感染源が分からないし、鳥は発症しないがヒトには強毒性という状況は、非常に厄介だ。
中国では、身近にいる野鳥や、ベランダや公園の糞が、H7N9を持っているかどうかは分からないだろう。
日本でも、感染した野鳥が海を越えてきていたとしても、ヒトに感染して発症して検査されるまで発見はされにくいだろう。(*2)
現段階で、感染リスクが高いのは、野鳥の糞便や羽毛、付着物と思われる。
隣室が空き室だった時、そこんちのベランダにハトが寄ってきて、うちのベランダでも糞をしたり羽毛が入り込んで困ったことがあった。ぶつぶつ言いながら掃除をしていたものだ。
そういう時に、「クレベリンスプレー」などの二酸化塩素の薬剤スプレーで噴霧してから掃き掃除、拭き掃除をすれば、無害化できて、ホコリもたちにくくて良いかもしれない。
(トリさんに直接かけないこと。使用上の注意をよく読んで、お使いください)
当然、野鳥や家禽には出来るだけ触らず、必要ならマスクをする、触ったら手をよく洗うなど、当たり前の予防策が重要。
もし、頭のてっぺんに鳥の落とし物をもらったら、よくシャンプーで洗いましょう。
洗わない人はいないか(笑)
(*1)ウズラを買って帰った人が食後に発症した、という報道がある。
市場に居る時に感染した可能性が高いのではないだろうか。
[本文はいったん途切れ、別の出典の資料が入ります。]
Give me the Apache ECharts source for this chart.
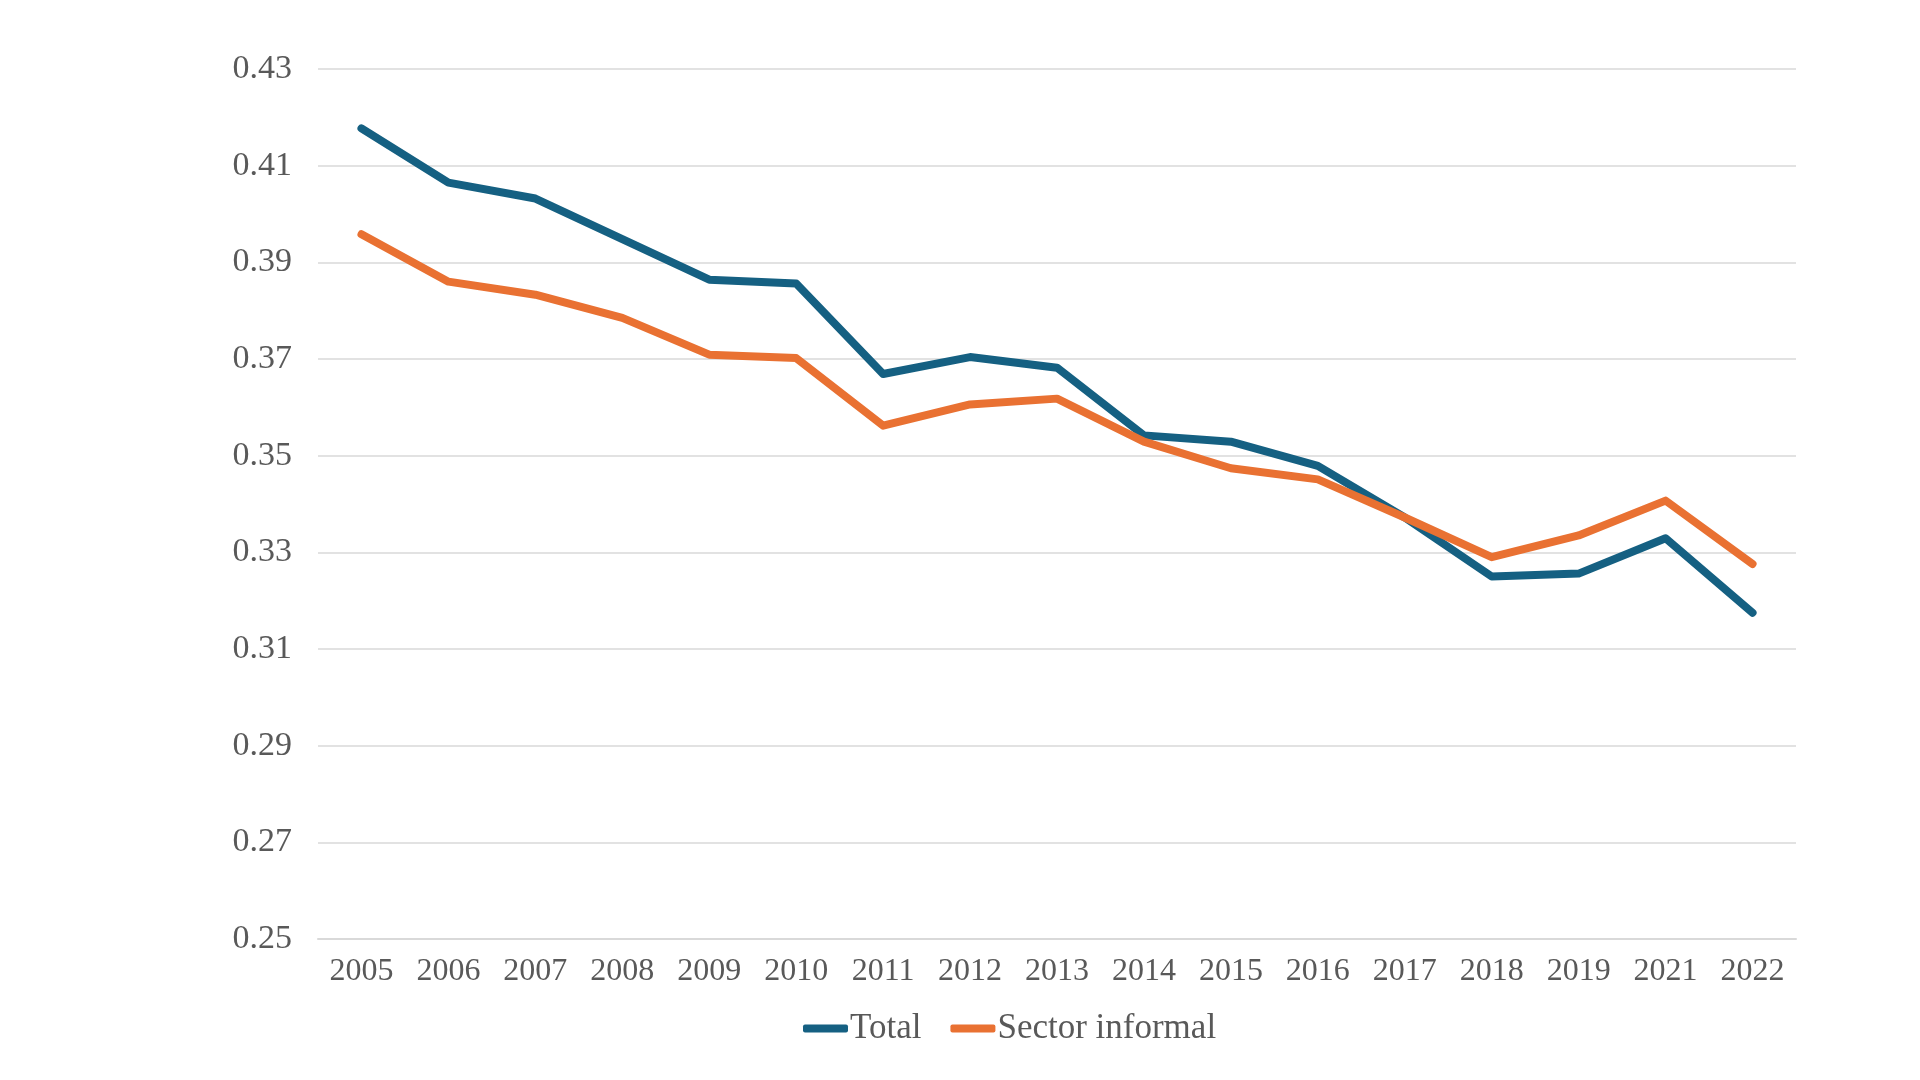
<!DOCTYPE html>
<html lang="es">
<head>
	<meta charset="utf-8">
	<title>Total vs Sector informal</title>
	<script src="https://cdn.jsdelivr.net/npm/echarts@6/dist/echarts.min.js"></script>
	<style>
		html, body { margin: 0; padding: 0; background: #fff; }
		#chart { width: 1920px; height: 1080px; }
	</style>
</head>
<body>
<div id="chart"></div>
<script>
    // datos
    var years = ['2005', '2006', '2007', '2008', '2009', '2010', '2011', '2012', '2013',
        '2014', '2015', '2016', '2017', '2018', '2019', '2021', '2022'];
    var total = [0.4177, 0.4065, 0.4032, 0.3948, 0.3864, 0.3856, 0.3669, 0.3704, 0.3682,
        0.3542, 0.3529, 0.3479, 0.3372, 0.3250, 0.3256, 0.3329, 0.3175];
    var informal = [0.3958, 0.3860, 0.3833, 0.3785, 0.3709, 0.3702, 0.3562, 0.3606, 0.3618,
        0.3529, 0.3474, 0.3451, 0.3372, 0.3290, 0.3335, 0.3407, 0.3276];

    var fontFam = '"Liberation Serif", "DejaVu Serif", serif';
    var myChart = echarts.init(document.getElementById('chart'));
    var option = {
        backgroundColor: '#ffffff',
        animation: false,
        grid: {
            left: 318,
            right: 124,
            top: 69,
            bottom: 141
        },
        legend: {
            left: 798,
            top: 1006,
            itemWidth: 45,
            itemHeight: 8,
            itemGap: 29,
            icon: 'roundRect',
            textStyle: {
                fontFamily: fontFam,
                fontSize: 35,
                color: '#595959',
                padding: [0, 0, 0, -3]
            },
            data: ['Total', 'Sector informal']
        },
        xAxis: {
            type: 'category',
            data: years,
            boundaryGap: true,
            axisLine: { show: true, lineStyle: { color: '#d9d9d9', width: 2 } },
            axisTick: { show: false },
            axisLabel: {
                fontFamily: fontFam,
                fontSize: 32,
                color: '#595959',
                margin: 17
            }
        },
        yAxis: {
            type: 'value',
            min: 0.25,
            max: 0.43,
            interval: 0.02,
            axisLine: { show: false },
            axisTick: { show: false },
            splitLine: { lineStyle: { color: '#d9d9d9', width: 1.5 } },
            axisLabel: {
                fontFamily: fontFam,
                fontSize: 34,
                color: '#595959',
                margin: 26,
                formatter: function (v) { return v.toFixed(2); }
            }
        },
        series: [{
            name: 'Total',
            type: 'line',
            data: total,
            symbol: 'none',
            color: '#156082',
            lineStyle: { width: 8, color: '#156082', cap: 'round', join: 'round' }
        }, {
            name: 'Sector informal',
            type: 'line',
            data: informal,
            symbol: 'none',
            color: '#E97132',
            lineStyle: { width: 8, color: '#E97132', cap: 'round', join: 'round' }
        }]
    };
    myChart.setOption(option);
</script>
</body>
</html>
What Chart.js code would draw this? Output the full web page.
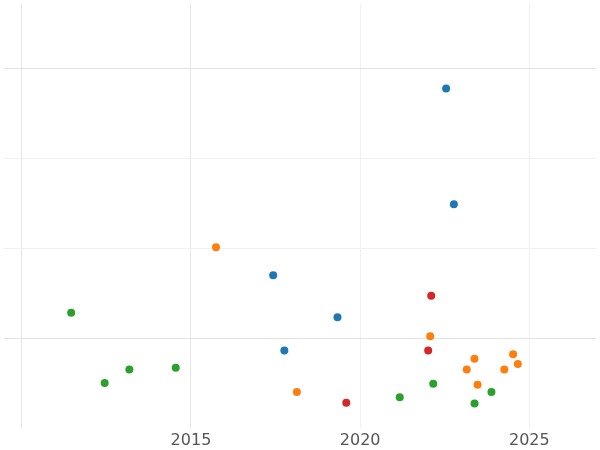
<!DOCTYPE html>
<html><head><meta charset="utf-8">
<script src="https://cdn.jsdelivr.net/npm/chart.js@4"></script>
<style>html,body{margin:0;padding:0;background:#fff}#w{width:600px;height:450px}</style>
</head><body><div id="w"><canvas id="c"></canvas></div>
<script>
const blueX=[2022.54,2022.77,2017.43,2019.33,2017.76];
const blueY=[3.78,2.49,1.70,1.23,0.86];
const orangeX=[2015.74,2022.07,2023.38,2023.15,2023.47,2024.52,2024.26,2024.66,2018.13];
const orangeY=[2.01,1.02,0.77,0.65,0.48,0.82,0.65,0.71,0.40];
const greenX=[2011.46,2012.45,2013.18,2014.55,2021.17,2022.16,2023.38,2023.88];
const greenY=[1.28,0.50,0.65,0.67,0.34,0.49,0.27,0.40];
const redX=[2022.10,2022.01,2019.59];
const redY=[1.47,0.86,0.28];
const xTicks=[2015,2020,2025];
const pts=(xs,ys)=>xs.map((x,i)=>({x:x,y:ys[i]}));
const ds=(xs,ys,c)=>({data:pts(xs,ys),backgroundColor:c,borderColor:c,borderWidth:0,pointRadius:4,pointHoverRadius:4});
new Chart(document.getElementById('c'),{type:'scatter',
data:{datasets:[ds(blueX,blueY,'#1f77b4'),ds(orangeX,orangeY,'#ff7f0e'),ds(greenX,greenY,'#2ca02c'),ds(redX,redY,'#d62728')]},
options:{responsive:true,maintainAspectRatio:false,animation:false,
layout:{padding:{left:-5,right:-5,top:-5,bottom:-3}},
plugins:{legend:{display:false},tooltip:{enabled:false}},
scales:{
x:{type:'linear',min:2009.475,max:2026.97,
 afterBuildTicks:a=>{a.ticks=[2010,2015,2020,2025].map(v=>({value:v}));},
 grid:{color:c=>c.tick&&c.tick.value<=2015?'#e6e6e6':'#f0f0f0',drawTicks:false},border:{display:false},
 ticks:{padding:3,color:'#555',font:{size:16,family:'DejaVu Sans'},callback:v=>xTicks.includes(v)?String(v):''}},
y:{min:0,max:4.72,
 afterBuildTicks:a=>{a.ticks=[1,2,3,4].map(v=>({value:v}));},
 grid:{color:c=>c.tick&&(c.tick.value===1||c.tick.value===4)?'#e3e3e3':'#f0f0f0',drawTicks:false},border:{display:false},
 ticks:{display:false}}
}}});
</script></body></html>
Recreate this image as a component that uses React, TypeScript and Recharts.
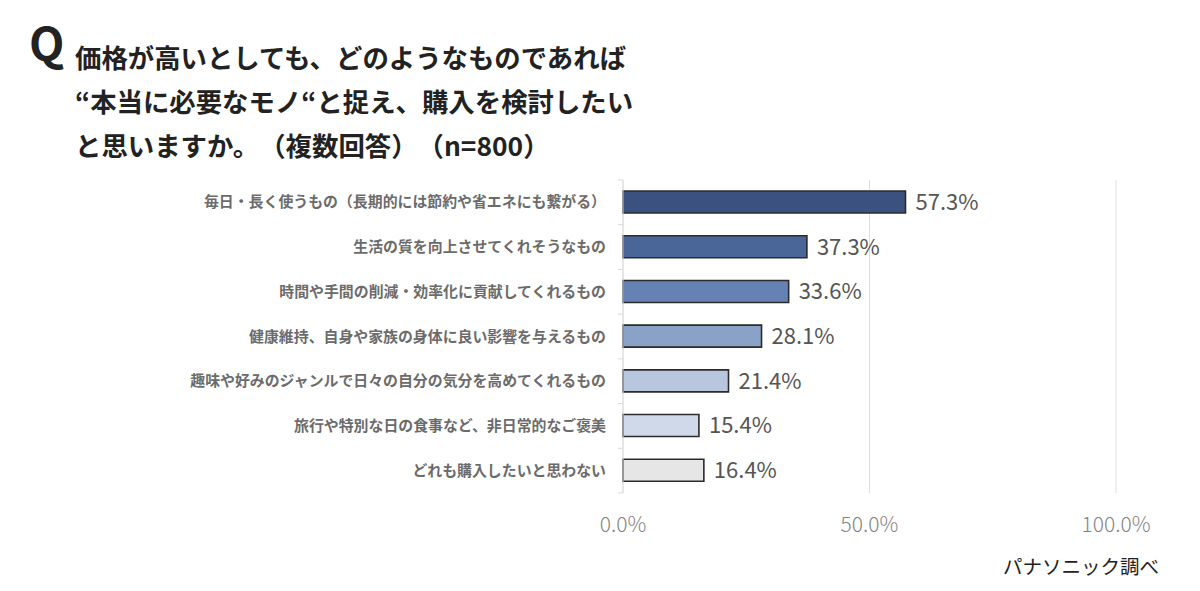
import { BarChart, Bar, XAxis, YAxis, CartesianGrid, Cell, LabelList } from 'recharts';

const categories = [
  '毎日・長く使うもの（長期的には節約や省エネにも繋がる）',
  '生活の質を向上させてくれそうなもの',
  '時間や手間の削減・効率化に貢献してくれるもの',
  '健康維持、自身や家族の身体に良い影響を与えるもの',
  '趣味や好みのジャンルで日々の自分の気分を高めてくれるもの',
  '旅行や特別な日の食事など、非日常的なご褒美',
  'どれも購入したいと思わない',
];
const values = [57.3, 37.3, 33.6, 28.1, 21.4, 15.4, 16.4];
const barColors = ['#3b5180', '#4a6699', '#6682b5', '#8aa1c8', '#b8c6de', '#d0d9e9', '#e6e6e6'];
const xTicks = [0, 50, 100];
const titleLines = [
  '価格が高いとしても、どのようなものであれば',
  '“本当に必要なモノ“と捉え、購入を検討したい',
  'と思いますか。（複数回答）（n=800）',
];

const data = categories.map((name, i) => ({ name, value: values[i] }));

const FONT = '"Noto Sans CJK JP", "Noto Sans", sans-serif';
const PLOT_TOP = 180;
const PLOT_BOTTOM = 493;
const BAND = (PLOT_BOTTOM - PLOT_TOP) / categories.length;

function CategoryTick(props: any) {
  const { x, y, payload, index } = props;
  return (
    <g>
      <line x1={x + 12} x2={x + 17} y1={y - BAND / 2} y2={y - BAND / 2} stroke="#d9d9d9" />
      {index === categories.length - 1 && (
        <line x1={x + 12} x2={x + 17} y1={y + BAND / 2} y2={y + BAND / 2} stroke="#d9d9d9" />
      )}
      <text
        x={x}
        y={y}
        dy={5}
        textAnchor="end"
        fontFamily={FONT}
        fontWeight={700}
        fontSize={14.9}
        fill="#6b6b6b"
      >
        {payload.value}
      </text>
    </g>
  );
}

export default function App() {
  return (
    <div
      style={{
        position: 'absolute',
        left: 0,
        top: 0,
        width: 1200,
        height: 591,
        background: '#fff',
        fontFamily: FONT,
        textSpacingTrim: 'space-all',
      } as any}
    >
      <div
        style={{
          position: 'absolute',
          left: 29,
          top: 18,
          fontSize: 46,
          fontWeight: 700,
          color: '#222',
          lineHeight: 1,
        }}
      >
        Q
      </div>
      {titleLines.map((line, i) => (
        <div
          key={i}
          style={{
            position: 'absolute',
            left: 75,
            top: 40 + i * 44,
            fontSize: 26.4,
            fontWeight: 700,
            color: '#222',
            lineHeight: 1.3,
            whiteSpace: 'nowrap',
          }}
        >
          {line}
        </div>
      ))}
      <div
        style={{
          position: 'absolute',
          left: 1003,
          top: 551,
          fontSize: 19.5,
          color: '#222',
          whiteSpace: 'nowrap',
        }}
      >
        パナソニック調べ
      </div>
      <div style={{ position: 'absolute', left: 0, top: 0 }}>
        <BarChart
          width={1200}
          height={591}
          data={data}
          layout="vertical"
          margin={{ top: PLOT_TOP, bottom: 0, left: 0, right: 84 }}
          barCategoryGap="25%"
        >
          <CartesianGrid horizontal={false} stroke="#dedede" />
          <XAxis
            type="number"
            domain={[0, 100]}
            ticks={xTicks}
            tickFormatter={(v: number) => `${v.toFixed(1)}%`}
            axisLine={false}
            tickLine={false}
            tickMargin={18}
            tick={{ fontSize: 21, fill: '#848484', fontFamily: FONT, fontWeight: 300 }}
            height={591 - PLOT_BOTTOM}
          />
          <YAxis
            type="category"
            dataKey="name"
            width={623}
            axisLine={{ stroke: '#dedede' }}
            tickLine={false}
            tickMargin={11}
            tick={<CategoryTick />}
            interval={0}
          />
          <Bar dataKey="value" stroke="#2b2b2b" strokeWidth={1.6} isAnimationActive={false} barSize={22}>
            {data.map((d, i) => (
              <Cell key={d.name} fill={barColors[i]} />
            ))}
            <LabelList
              dataKey="value"
              position="right"
              offset={10}
              formatter={(v: any) => `${Number(v).toFixed(1)}%`}
              style={{ fontSize: 22, fill: '#555', fontFamily: FONT, fontWeight: 400 }}
            />
          </Bar>
        </BarChart>
      </div>
    </div>
  );
}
そのウズラも「生きたまま買って帰り、自分で羽をむしって捌いたのか」「精肉に切り分けたものを買って帰ったのか」「加熱処理はしっかり行ったか」等はよく分からない(報道を見かけていない)。
早い時期に確認された患者の中に、真空パックの調理済み鶏肉を買って帰って食べた後に発症したという患者家族の声もあったが、これも感染源の可能性のひとつとして報道されたもので、実際のところは分からない。
(*2)中国からの輸入鶏肉、家禽類製品については、検疫を信頼し、食べる時も充分に加熱調理すれば、あまり心配することはないと考えている。素人考えです。